Hines prompted viewers with his wrappings to reevaluate form and space, lending surprisingly new sculptural qualities to architecture.
As the only artist to ever wrap buildings in Manhattan, Francis Mattson Hines (1920-2016) is known for his paintings, sculptures, and public art projects, especially the wrapping of the Washington Square Arch in 1980. His work positioned him at the forefront of expressionist experimenting with wrapping, which allowed him to imbue his works with literal and metaphoric tension and kineticism. Though his work received critical acclaim during his lifetime, Hines slipped into obscurity toward the end of his life. Fortunately, most of his work was salvaged outside of his barn studio a year after his death.
Today, Francis Hines is best known for wrapping the Washington Square Arch in 8,000 yards of white polyester fabric in 1980. Hines was invited to wrap the Arch by New York University, as part of their campaign to raise funds to restore the monument after decades of graffiti blight. Described as “a giant bandage for a wounded monument,” the wrapping was an extraordinary undertaking that involved a team of 23 people stretching and crisscrossing each piece of fabric tightly into a geometric pattern. In 2017, on the 50th anniversary of the “Art in the Parks” program run by New York City’s Parks, Recreation, and Cultural Affairs Agency, Hines’ wrapping of the Arch was chosen as one of the top ten public art installations to have taken place in NYC.
After the Arch wrapping, in 1981 Hines installed Suspended Sculpture in the New York Port Authority Bus Terminal and a year later in 1982 he performed an unauthorized “guerilla wrapping” of a section of the old Westside Elevated Highway while it was in the process of being demolished. The white synthetic fabric was stretched between the highway’s last remaining massive vertical and horizontal iron girders. In 1983 his Celebration in Flight was installed at the JFK International Airport Arrivals Building in celebration of its 25th anniversary. It was composed of 825 yards of red parachute nylon extending 100 x 50 ft—and was in conversation with Alexander Calder’s nearby 45-foot mobile, .125 from 1957 (later re-named Flight).

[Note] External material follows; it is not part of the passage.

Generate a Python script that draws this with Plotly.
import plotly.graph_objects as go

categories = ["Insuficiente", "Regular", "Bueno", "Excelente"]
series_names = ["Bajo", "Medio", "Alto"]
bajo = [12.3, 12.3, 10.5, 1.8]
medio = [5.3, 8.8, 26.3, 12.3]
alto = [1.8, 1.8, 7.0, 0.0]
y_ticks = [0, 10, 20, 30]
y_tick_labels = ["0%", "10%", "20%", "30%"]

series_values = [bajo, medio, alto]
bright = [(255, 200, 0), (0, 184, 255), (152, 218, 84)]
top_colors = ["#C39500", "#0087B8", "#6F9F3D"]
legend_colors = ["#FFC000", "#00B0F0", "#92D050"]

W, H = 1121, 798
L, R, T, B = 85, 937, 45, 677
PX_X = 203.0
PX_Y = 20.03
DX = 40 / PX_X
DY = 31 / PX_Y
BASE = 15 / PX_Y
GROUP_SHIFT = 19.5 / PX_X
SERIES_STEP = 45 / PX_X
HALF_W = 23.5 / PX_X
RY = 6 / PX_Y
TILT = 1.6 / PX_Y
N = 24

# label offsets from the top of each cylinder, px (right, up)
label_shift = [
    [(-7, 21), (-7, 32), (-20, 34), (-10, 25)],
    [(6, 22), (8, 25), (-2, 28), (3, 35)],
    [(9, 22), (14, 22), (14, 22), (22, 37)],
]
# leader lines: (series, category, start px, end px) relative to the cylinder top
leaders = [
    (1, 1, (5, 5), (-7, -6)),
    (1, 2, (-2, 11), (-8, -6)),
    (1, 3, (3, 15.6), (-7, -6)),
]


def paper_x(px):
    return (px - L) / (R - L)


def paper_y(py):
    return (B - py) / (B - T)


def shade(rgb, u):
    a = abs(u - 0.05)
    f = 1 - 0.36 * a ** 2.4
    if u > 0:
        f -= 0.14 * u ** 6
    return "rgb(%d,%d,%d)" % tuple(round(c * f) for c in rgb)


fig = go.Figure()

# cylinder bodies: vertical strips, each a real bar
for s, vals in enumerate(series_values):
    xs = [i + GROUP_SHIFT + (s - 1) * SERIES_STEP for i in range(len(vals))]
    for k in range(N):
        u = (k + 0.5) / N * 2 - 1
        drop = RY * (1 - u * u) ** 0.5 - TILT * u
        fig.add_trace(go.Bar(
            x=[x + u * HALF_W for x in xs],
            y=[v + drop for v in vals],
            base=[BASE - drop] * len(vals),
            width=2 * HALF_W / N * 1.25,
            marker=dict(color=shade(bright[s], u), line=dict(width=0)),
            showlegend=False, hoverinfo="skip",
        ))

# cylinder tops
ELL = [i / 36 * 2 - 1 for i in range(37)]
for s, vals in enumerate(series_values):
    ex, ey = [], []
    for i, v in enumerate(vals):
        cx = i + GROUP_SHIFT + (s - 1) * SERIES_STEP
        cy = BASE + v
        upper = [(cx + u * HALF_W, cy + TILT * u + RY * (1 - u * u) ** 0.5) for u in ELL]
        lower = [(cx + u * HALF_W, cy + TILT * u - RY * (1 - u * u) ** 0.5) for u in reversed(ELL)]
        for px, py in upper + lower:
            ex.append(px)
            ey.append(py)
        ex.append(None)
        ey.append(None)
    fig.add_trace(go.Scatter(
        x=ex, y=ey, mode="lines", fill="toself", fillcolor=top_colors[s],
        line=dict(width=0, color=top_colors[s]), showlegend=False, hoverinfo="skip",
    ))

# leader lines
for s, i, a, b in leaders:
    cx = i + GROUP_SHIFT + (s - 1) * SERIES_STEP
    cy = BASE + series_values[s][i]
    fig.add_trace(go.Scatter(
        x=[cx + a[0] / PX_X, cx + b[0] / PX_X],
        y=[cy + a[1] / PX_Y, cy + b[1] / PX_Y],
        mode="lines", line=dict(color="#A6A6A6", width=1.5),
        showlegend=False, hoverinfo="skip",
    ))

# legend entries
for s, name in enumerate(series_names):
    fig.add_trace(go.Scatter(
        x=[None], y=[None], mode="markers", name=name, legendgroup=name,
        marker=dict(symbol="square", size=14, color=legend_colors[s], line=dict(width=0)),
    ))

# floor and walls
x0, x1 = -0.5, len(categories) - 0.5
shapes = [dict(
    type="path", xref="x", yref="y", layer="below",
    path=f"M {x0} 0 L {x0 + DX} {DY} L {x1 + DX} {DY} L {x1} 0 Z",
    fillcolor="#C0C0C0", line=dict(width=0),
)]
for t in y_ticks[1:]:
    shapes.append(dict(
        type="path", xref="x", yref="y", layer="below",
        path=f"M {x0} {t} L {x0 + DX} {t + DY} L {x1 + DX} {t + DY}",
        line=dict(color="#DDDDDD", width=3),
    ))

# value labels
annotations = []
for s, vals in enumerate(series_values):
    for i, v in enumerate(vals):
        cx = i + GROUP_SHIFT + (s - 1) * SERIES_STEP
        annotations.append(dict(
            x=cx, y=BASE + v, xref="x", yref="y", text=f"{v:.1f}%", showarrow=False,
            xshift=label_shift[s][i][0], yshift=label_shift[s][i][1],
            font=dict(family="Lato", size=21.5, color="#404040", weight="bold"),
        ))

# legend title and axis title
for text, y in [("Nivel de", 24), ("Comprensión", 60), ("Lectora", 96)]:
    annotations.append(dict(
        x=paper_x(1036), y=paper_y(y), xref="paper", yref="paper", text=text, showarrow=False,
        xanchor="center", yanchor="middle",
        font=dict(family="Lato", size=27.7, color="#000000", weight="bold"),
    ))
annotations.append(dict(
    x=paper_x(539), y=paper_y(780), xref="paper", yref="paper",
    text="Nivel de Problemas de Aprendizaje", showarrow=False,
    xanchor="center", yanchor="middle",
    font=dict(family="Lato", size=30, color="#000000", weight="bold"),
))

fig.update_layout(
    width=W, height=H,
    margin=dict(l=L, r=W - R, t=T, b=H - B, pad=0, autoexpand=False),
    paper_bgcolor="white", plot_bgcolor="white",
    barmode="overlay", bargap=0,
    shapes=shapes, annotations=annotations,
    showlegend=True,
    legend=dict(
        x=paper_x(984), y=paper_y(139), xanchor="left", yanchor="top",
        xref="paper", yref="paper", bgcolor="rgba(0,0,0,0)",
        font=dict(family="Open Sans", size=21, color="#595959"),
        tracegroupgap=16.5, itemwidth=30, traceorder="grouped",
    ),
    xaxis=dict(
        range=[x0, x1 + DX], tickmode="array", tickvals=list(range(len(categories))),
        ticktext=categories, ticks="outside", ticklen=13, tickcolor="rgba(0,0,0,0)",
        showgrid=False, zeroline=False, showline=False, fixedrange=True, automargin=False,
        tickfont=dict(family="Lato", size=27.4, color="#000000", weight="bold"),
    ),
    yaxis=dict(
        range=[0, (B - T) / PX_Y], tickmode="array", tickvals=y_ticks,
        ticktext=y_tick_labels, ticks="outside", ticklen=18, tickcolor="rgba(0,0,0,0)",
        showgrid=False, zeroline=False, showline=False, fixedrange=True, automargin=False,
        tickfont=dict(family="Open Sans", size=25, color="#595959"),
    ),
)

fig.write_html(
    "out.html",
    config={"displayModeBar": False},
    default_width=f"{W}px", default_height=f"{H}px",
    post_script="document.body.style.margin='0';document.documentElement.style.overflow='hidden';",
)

Like Christo, Hines prompted viewers with his wrappings to reevaluate form and space, lending surprisingly new sculptural qualities to architecture. But whereas Christo was a conceptualist who emerged from the Dadaist tradition of Man Ray and covered structures in translucent polyethylene sheets before bounding them with ropes, Hines, on the other hand, developed a completely different approach to wrapping from that of Christo. As art historian Peter Falk wrote, “Hines’ pursuit was aesthetic, not conceptual. It was not about loosely wrapping up a form. It was instead about tightly weaving diaphanous synthetic fabrics into geometric patterns, stretching them over a building’s facades under hundreds of pounds of pressure.”
Born in Washington D.C. in 1920, Hines attended the Cleveland School of Art (now the Cleveland Institute of Art) before serving in the U.S. Army Corps of Engineers during World War II. Following the war, Hines settled in New York City, working as a commercial illustrator in addition to pursuing painting as a hobby. In the 1950s, he held the position of chief commercial artist at G. Fox & Co, one of the largest private department stories in the country at the time. In the 1960s, his personal artistic practice started to receive attention, and in 1965, he had his first solo exhibition at the Smolin Gallery, an avant-garde art venue on 57th Street. Around this time, Hines moved to Watertown, Connecticut, where he converted a barn into a large studio and worked on his personal artistic projects until his death. His wrapped sculptures were shown at the Stewart Neill Gallery in SoHo multiple times in the 1970s and he was represented by the Vorpal Gallery in SoHo from 1984 until the gallery’s closing in 1997.
Following his death in 2016, Hines’ house and barn studio were cleared and the contents were placed into dumpsters. A car mechanic named Jared Whipple was alerted by a friend to of these dumpsters and was intrigued by the work. When he entered the barn and saw what remained of Hines’ studio, Whipple decided to salvage the work that had not yet been destroyed and embarked on a mission to piece together the artist’s story. In 2018, having learned as much as he could about Hines, Whipple contacted Peter Falk, an art historian with an expertise in rediscovering significant American artists who have been forgotten over time. Falk then worked with Hollis Taggart and his team to organize an exhibition in 2022 devoted to Hines’ works entitled “Unwrapping the Mystery of New York’s Wrapper.”